[Data shown start]

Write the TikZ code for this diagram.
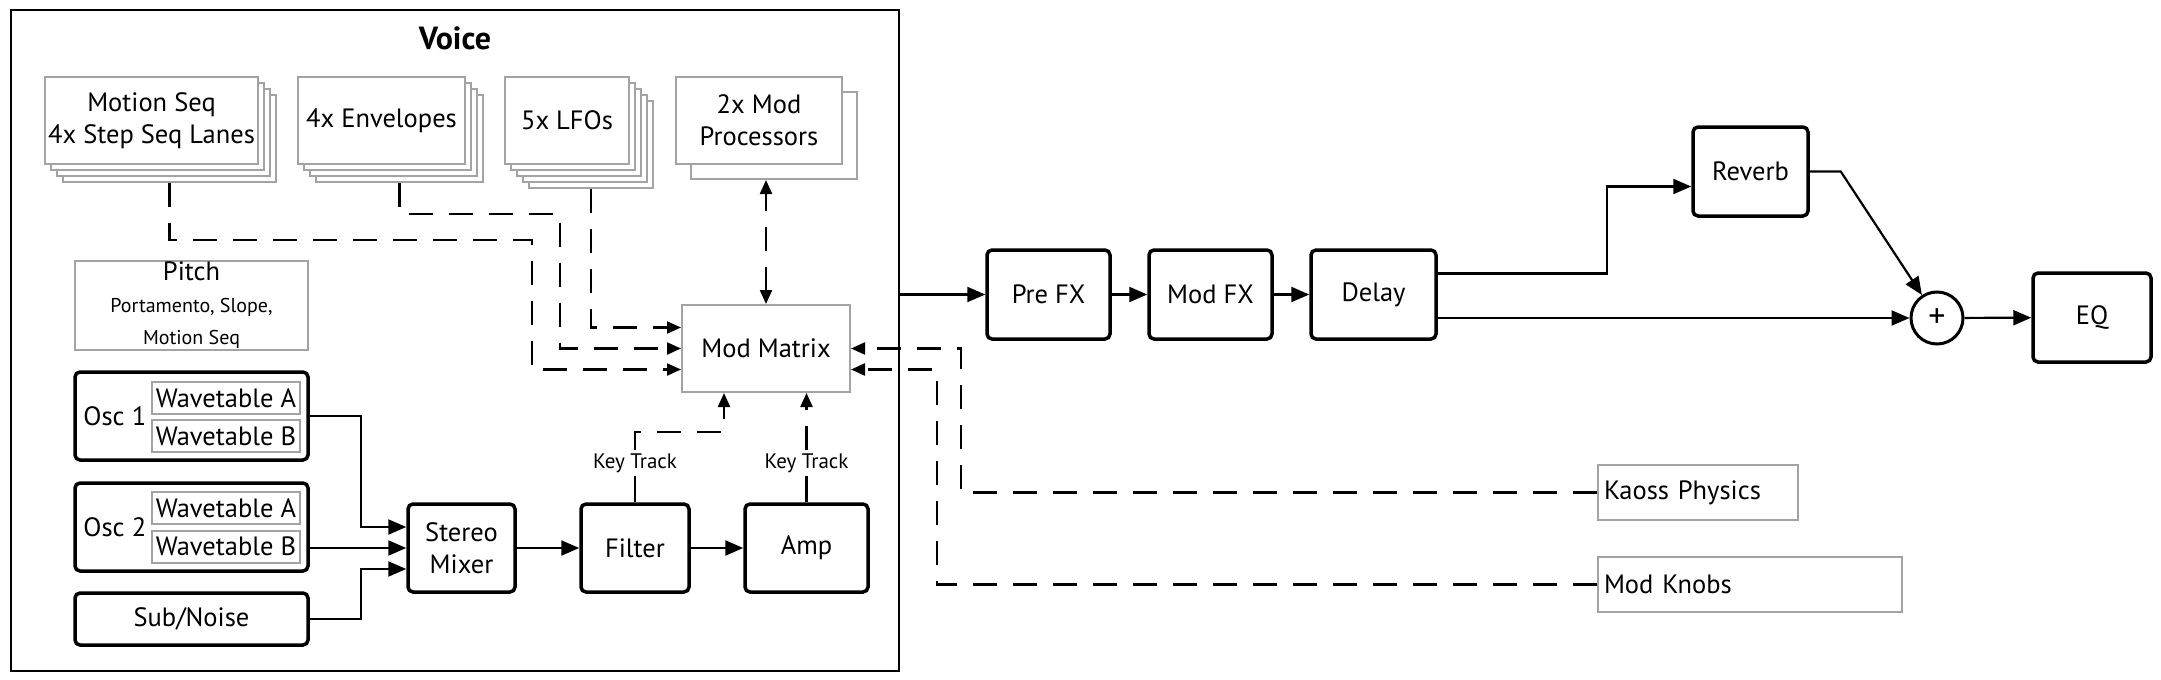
\documentclass[tikz,border=0pt]{standalone}
\usepackage{fontspec}
\setmainfont{PT Sans}
\usepackage{tikz}
\usetikzlibrary{positioning,arrows.meta,calc}
\definecolor{boxgrey}{HTML}{A3A3A3}
\newcommand{\txtmain}{\fontsize{26.5}{32}\selectfont}
\newcommand{\txtsmall}{\fontsize{20}{24}\selectfont}
\tikzset{
  frame/.style={rectangle, draw=black, line width=2pt, inner sep=0pt},
  blk/.style={rectangle, rounded corners=5pt, draw=black, fill=white,
              line width=3.5pt, align=center, font=\txtmain, inner sep=2pt},
  src/.style={rectangle, draw=boxgrey, fill=white, line width=2pt,
              align=center, font=\txtmain, inner sep=1pt},
  wt/.style={src, minimum width=148pt, minimum height=32pt, inner sep=0pt},
  ar/.style={-{Triangle[length=18pt,width=15pt]}, line width=2.2pt, draw=black},
  dln/.style={line width=2.2pt, dash pattern=on 24pt off 16pt},
  dar/.style={dln, -{Triangle[length=14pt,width=12pt]}},
  dbl/.style={dln, {Triangle[length=14pt,width=12pt]}-{Triangle[length=14pt,width=12pt]}},
  lbl/.style={font=\fontsize{21}{24}\selectfont, inner sep=3pt},
}

\begin{document}
\begin{tikzpicture}[x=1pt, y=-1pt]
  \useasboundingbox (0,0) rectangle (2161,680);
  \node[frame, minimum width=888pt, minimum height=661pt] (voice) at (455,340.5) {};
  \node[font=\fontsize{32}{36}\selectfont\bfseries] (vt) at (455,38) {Voice};

  % modulation sources (stacked copies)
  \foreach \k in {3,2,1}
    \node[src, minimum width=213pt, minimum height=87pt] (ms\k) at ($(151.5,120.5)+(6*\k,6*\k)$) {};
  \node[src, minimum width=213pt, minimum height=87pt] (ms) at (151.5,120.5) {Motion Seq\\4x Step Seq Lanes};
  \foreach \k in {3,2,1}
    \node[src, minimum width=167pt, minimum height=87pt] (env\k) at ($(381.5,120.5)+(6*\k,6*\k)$) {};
  \node[src, minimum width=167pt, minimum height=87pt] (env) at (381.5,120.5) {4x Envelopes};
  \foreach \k in {4,3,2,1}
    \node[src, minimum width=124pt, minimum height=87pt] (lfo\k) at ($(567,120.5)+(6*\k,6*\k)$) {};
  \node[src, minimum width=124pt, minimum height=87pt] (lfo) at (567,120.5) {5x LFOs};
  \node[src, minimum width=166pt, minimum height=87pt] (mp1) at (774,135.5) {};
  \node[src, minimum width=166pt, minimum height=87pt] (mp) at (759,120.5) {2x Mod\\Processors};

  \node[src, minimum width=233pt, minimum height=87pt] (pit) at (191.5,305.5)
    {Pitch\\\txtsmall Portamento, Slope,\\\txtsmall Motion Seq};
  \node[src, minimum width=168pt, minimum height=87pt] (mm) at (766,348.5) {Mod Matrix};

  % oscillators
  \node[blk, minimum width=233pt, minimum height=88pt] (osc1) at (191.5,416) {};
  \node[font=\txtmain, anchor=west, inner sep=4pt] (o1l) at ($(osc1.west)+(6,0)$) {Osc 1};
  \node[wt] (o1a) at (226,398) {Wavetable A};
  \node[wt] (o1b) at (226,436) {Wavetable B};
  \node[blk, minimum width=233pt, minimum height=88pt] (osc2) at (191.5,527) {};
  \node[font=\txtmain, anchor=west, inner sep=4pt] (o2l) at ($(osc2.west)+(6,0)$) {Osc 2};
  \node[wt] (o2a) at (226,508) {Wavetable A};
  \node[wt] (o2b) at (226,546.5) {Wavetable B};
  \node[blk, minimum width=233pt, minimum height=52pt] (sub) at (191.5,619) {Sub/Noise};

  \node[blk, minimum width=107pt, minimum height=88pt] (mix) at (461.5,548) {Stereo\\Mixer};
  \node[blk, minimum width=108pt, minimum height=88pt] (flt) at (635,548) {Filter};
  \node[blk, minimum width=123pt, minimum height=88pt] (amp) at (806.5,548) {Amp};
  \node[lbl] (ktf) at (flt.north |- 0,463) {Key Track};
  \node[lbl] (kta) at (amp.north |- ktf) {Key Track};

  % effects chain
  \node[blk, minimum width=123pt, minimum height=89pt] (pre) at (1048.5,294.5) {Pre FX};
  \node[blk, minimum width=123pt, minimum height=89pt] (mfx) at (1210.5,294.5) {Mod FX};
  \node[blk, minimum width=125pt, minimum height=89pt] (dly) at (1373.5,294.5) {Delay};
  \node[blk, minimum width=115pt, minimum height=89pt] (rev) at (1750.5,171.5) {Reverb};
  \node[circle, draw=black, line width=3pt, minimum size=52pt, inner sep=0pt, font=\fontsize{34}{34}\selectfont] (sum) at (1937,318) {+};
  \node[blk, minimum width=118pt, minimum height=89pt] (eq) at (2092,317.5) {EQ};

  % performance controls
  \node[src, minimum width=200pt, minimum height=55pt, text width=188pt, inner xsep=6pt, align=left] (kp) at (1698,492.5) {Kaoss Physics};
  \node[src, minimum width=304pt, minimum height=55pt, text width=292pt, inner xsep=6pt, align=left] (mk) at (1750,584.5) {Mod Knobs};

  % audio
  \draw[ar] (osc1.east) -- ++(51,0) |- ($(mix.west)+(0,-21)$);
  \draw[ar] (osc2.east |- mix.west) -- (mix.west);
  \draw[ar] (sub.east) -- ++(51,0) |- ($(mix.west)+(0,21)$);
  \draw[ar] (mix) -- (flt);
  \draw[ar] (flt) -- (amp);
  \draw[ar] (voice.east |- pre.west) -- (pre.west);
  \draw[ar] (pre) -- (mfx);
  \draw[ar] (mfx) -- (dly);
  \draw[ar] ($(dly.east)+(0,-21)$) -| ($(rev.west)+(-84,15)$) -- ($(rev.west)+(0,15)$);
  \draw[ar] (dly.east |- sum.west) -- (sum.west);
  \draw[ar] (rev.east) -- ++(31,0) -- (sum);
  \draw[ar] (sum) -- (eq);

  % modulation
  \draw[dar] (lfo4.south) |- ($(mm.west)+(0,-21)$);
  \draw[dar] (env3.south) -- ++(0,31) -| ($(mm.west)+(-121,0)$) -- (mm.west);
  \draw[dar] (ms3.south) -- ++(0,57) -| ($(mm.west)+(-149,21)$) -- ($(mm.west)+(0,21)$);
  \draw[dbl] (mm.north) -- (mm.north |- mp1.south);
  \draw[line width=2.2pt] (flt.north) -- (ktf.south);
  \draw[dar] (ktf.north) -- ++(0,-18) -| ($(mm.south)+(-42,0)$);
  \draw[line width=2.2pt] (amp.north) -- (kta.south);
  \draw[dar] (kta.north) -- (kta.north |- mm.south);
  \draw[dar] (kp.west) -| ($(mm.east)+(110,0)$) -- (mm.east);
  \draw[dar] (mk.west) -| ($(mm.east)+(86,21)$) -- ($(mm.east)+(0,21)$);
\end{tikzpicture}
\end{document}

[Data shown end]

Stated exercise =>
Working from the material above, transcribe it exactly while omitting pictures.

Worked answer =>
Write the TikZ code for this diagram.
\documentclass[tikz,border=0pt]{standalone}
\usepackage{fontspec}
\setmainfont{PT Sans}
\usepackage{tikz}
\usetikzlibrary{positioning,arrows.meta,calc}
\definecolor{boxgrey}{HTML}{A3A3A3}
\newcommand{\txtmain}{\fontsize{26.5}{32}\selectfont}
\newcommand{\txtsmall}{\fontsize{20}{24}\selectfont}
\tikzset{
  frame/.style={rectangle, draw=black, line width=2pt, inner sep=0pt},
  blk/.style={rectangle, rounded corners=5pt, draw=black, fill=white,
              line width=3.5pt, align=center, font=\txtmain, inner sep=2pt},
  src/.style={rectangle, draw=boxgrey, fill=white, line width=2pt,
              align=center, font=\txtmain, inner sep=1pt},
  wt/.style={src, minimum width=148pt, minimum height=32pt, inner sep=0pt},
  ar/.style={-{Triangle[length=18pt,width=15pt]}, line width=2.2pt, draw=black},
  dln/.style={line width=2.2pt, dash pattern=on 24pt off 16pt},
  dar/.style={dln, -{Triangle[length=14pt,width=12pt]}},
  dbl/.style={dln, {Triangle[length=14pt,width=12pt]}-{Triangle[length=14pt,width=12pt]}},
  lbl/.style={font=\fontsize{21}{24}\selectfont, inner sep=3pt},
}

\begin{document}
\begin{tikzpicture}[x=1pt, y=-1pt]
  \useasboundingbox (0,0) rectangle (2161,680);
  \node[frame, minimum width=888pt, minimum height=661pt] (voice) at (455,340.5) {};
  \node[font=\fontsize{32}{36}\selectfont\bfseries] (vt) at (455,38) {Voice};

  % modulation sources (stacked copies)
  \foreach \k in {3,2,1}
    \node[src, minimum width=213pt, minimum height=87pt] (ms\k) at ($(151.5,120.5)+(6*\k,6*\k)$) {};
  \node[src, minimum width=213pt, minimum height=87pt] (ms) at (151.5,120.5) {Motion Seq\\4x Step Seq Lanes};
  \foreach \k in {3,2,1}
    \node[src, minimum width=167pt, minimum height=87pt] (env\k) at ($(381.5,120.5)+(6*\k,6*\k)$) {};
  \node[src, minimum width=167pt, minimum height=87pt] (env) at (381.5,120.5) {4x Envelopes};
  \foreach \k in {4,3,2,1}
    \node[src, minimum width=124pt, minimum height=87pt] (lfo\k) at ($(567,120.5)+(6*\k,6*\k)$) {};
  \node[src, minimum width=124pt, minimum height=87pt] (lfo) at (567,120.5) {5x LFOs};
  \node[src, minimum width=166pt, minimum height=87pt] (mp1) at (774,135.5) {};
  \node[src, minimum width=166pt, minimum height=87pt] (mp) at (759,120.5) {2x Mod\\Processors};

  \node[src, minimum width=233pt, minimum height=87pt] (pit) at (191.5,305.5)
    {Pitch\\\txtsmall Portamento, Slope,\\\txtsmall Motion Seq};
  \node[src, minimum width=168pt, minimum height=87pt] (mm) at (766,348.5) {Mod Matrix};

  % oscillators
  \node[blk, minimum width=233pt, minimum height=88pt] (osc1) at (191.5,416) {};
  \node[font=\txtmain, anchor=west, inner sep=4pt] (o1l) at ($(osc1.west)+(6,0)$) {Osc 1};
  \node[wt] (o1a) at (226,398) {Wavetable A};
  \node[wt] (o1b) at (226,436) {Wavetable B};
  \node[blk, minimum width=233pt, minimum height=88pt] (osc2) at (191.5,527) {};
  \node[font=\txtmain, anchor=west, inner sep=4pt] (o2l) at ($(osc2.west)+(6,0)$) {Osc 2};
  \node[wt] (o2a) at (226,508) {Wavetable A};
  \node[wt] (o2b) at (226,546.5) {Wavetable B};
  \node[blk, minimum width=233pt, minimum height=52pt] (sub) at (191.5,619) {Sub/Noise};

  \node[blk, minimum width=107pt, minimum height=88pt] (mix) at (461.5,548) {Stereo\\Mixer};
  \node[blk, minimum width=108pt, minimum height=88pt] (flt) at (635,548) {Filter};
  \node[blk, minimum width=123pt, minimum height=88pt] (amp) at (806.5,548) {Amp};
  \node[lbl] (ktf) at (flt.north |- 0,463) {Key Track};
  \node[lbl] (kta) at (amp.north |- ktf) {Key Track};

  % effects chain
  \node[blk, minimum width=123pt, minimum height=89pt] (pre) at (1048.5,294.5) {Pre FX};
  \node[blk, minimum width=123pt, minimum height=89pt] (mfx) at (1210.5,294.5) {Mod FX};
  \node[blk, minimum width=125pt, minimum height=89pt] (dly) at (1373.5,294.5) {Delay};
  \node[blk, minimum width=115pt, minimum height=89pt] (rev) at (1750.5,171.5) {Reverb};
  \node[circle, draw=black, line width=3pt, minimum size=52pt, inner sep=0pt, font=\fontsize{34}{34}\selectfont] (sum) at (1937,318) {+};
  \node[blk, minimum width=118pt, minimum height=89pt] (eq) at (2092,317.5) {EQ};

  % performance controls
  \node[src, minimum width=200pt, minimum height=55pt, text width=188pt, inner xsep=6pt, align=left] (kp) at (1698,492.5) {Kaoss Physics};
  \node[src, minimum width=304pt, minimum height=55pt, text width=292pt, inner xsep=6pt, align=left] (mk) at (1750,584.5) {Mod Knobs};

  % audio
  \draw[ar] (osc1.east) -- ++(51,0) |- ($(mix.west)+(0,-21)$);
  \draw[ar] (osc2.east |- mix.west) -- (mix.west);
  \draw[ar] (sub.east) -- ++(51,0) |- ($(mix.west)+(0,21)$);
  \draw[ar] (mix) -- (flt);
  \draw[ar] (flt) -- (amp);
  \draw[ar] (voice.east |- pre.west) -- (pre.west);
  \draw[ar] (pre) -- (mfx);
  \draw[ar] (mfx) -- (dly);
  \draw[ar] ($(dly.east)+(0,-21)$) -| ($(rev.west)+(-84,15)$) -- ($(rev.west)+(0,15)$);
  \draw[ar] (dly.east |- sum.west) -- (sum.west);
  \draw[ar] (rev.east) -- ++(31,0) -- (sum);
  \draw[ar] (sum) -- (eq);

  % modulation
  \draw[dar] (lfo4.south) |- ($(mm.west)+(0,-21)$);
  \draw[dar] (env3.south) -- ++(0,31) -| ($(mm.west)+(-121,0)$) -- (mm.west);
  \draw[dar] (ms3.south) -- ++(0,57) -| ($(mm.west)+(-149,21)$) -- ($(mm.west)+(0,21)$);
  \draw[dbl] (mm.north) -- (mm.north |- mp1.south);
  \draw[line width=2.2pt] (flt.north) -- (ktf.south);
  \draw[dar] (ktf.north) -- ++(0,-18) -| ($(mm.south)+(-42,0)$);
  \draw[line width=2.2pt] (amp.north) -- (kta.south);
  \draw[dar] (kta.north) -- (kta.north |- mm.south);
  \draw[dar] (kp.west) -| ($(mm.east)+(110,0)$) -- (mm.east);
  \draw[dar] (mk.west) -| ($(mm.east)+(86,21)$) -- ($(mm.east)+(0,21)$);
\end{tikzpicture}
\end{document}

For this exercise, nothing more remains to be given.